Allora come possiamo leggere oggi l’evento pasquale? Solo come una metafora del rinnovamento? Un invito a rinascere, a liberarsi dal giogo del passato? Un’ affermazione comunque della priorità della vita sulla morte?  Certo nella Pasqua c’è tutto questo.

Ma io credo ci sia anche dell’altro.

Innanzi tutto la Pasqua è il momento in cui fede speranza e carità coincidono. Dopo lo smacco della morte di Gesù nasce la fede nei discepoli e con essa la speranza che la morte non annichili tutto; con la fede e la speranza lo slancio missionario e oblativo: non si ritirano nel deserto, non si separano dal mondo, peregrinano instancabili come il Maestro e vivono il loro tempo fino in fondo ma senza farsene complici. Mi pare un ammaestramento grandissimo.

La Pasqua è anche  l’occasione di riconsiderarsi davanti alla prospettiva della morte, che ci riassume e ci definisce: ma proprio per questo, nell’accettazione della finitezza, acquisiamo esistenzialmente la libertà di aprirci al futuro e al dischiudersi delle possibilità.

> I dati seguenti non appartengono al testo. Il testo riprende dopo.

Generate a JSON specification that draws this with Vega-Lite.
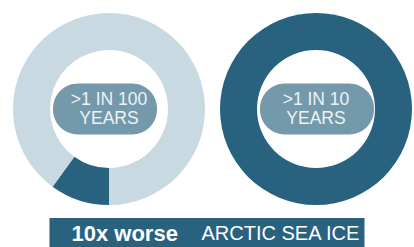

Ma soprattutto la Pasqua è la cifra del rapporto fra vita e morte. Nella festa pasquale così come generalmente proposta avverto una certa indiscrezione, un’esuberanza che ottunde il confronto col nocciolo duro delle nostre vite, la morte appunto. Potrei dire che nella celebrazione tradizionale della Pasqua vedo poca serenità conquistata e asciutta e troppa esaltazione glorificante e sontuosa, parlando in termini di storia culturale: carenza di stoicismo ed eccesso di barocchismo. Si rischia così di velare la fatica di vivere, la paziente conquista, giorno per giorno, di uno spazio di vita da sottrarre alla morte, a uno dei tanti tipi di morte che ci assediano. La resurrezione dovrebbe insegnarci pazienza e tenacia. Quella pazienza e tenacia che un grande poeta morto da poco, Elio Pagliarani, celebrava: “Quanto di morte noi circonda e quanto / tocca mutarne in vita per esistere / è diamante sul vetro, svolgimento / concreto d’uomo, in storia che resiste / solo vivo scarnendosi al suo tempo.”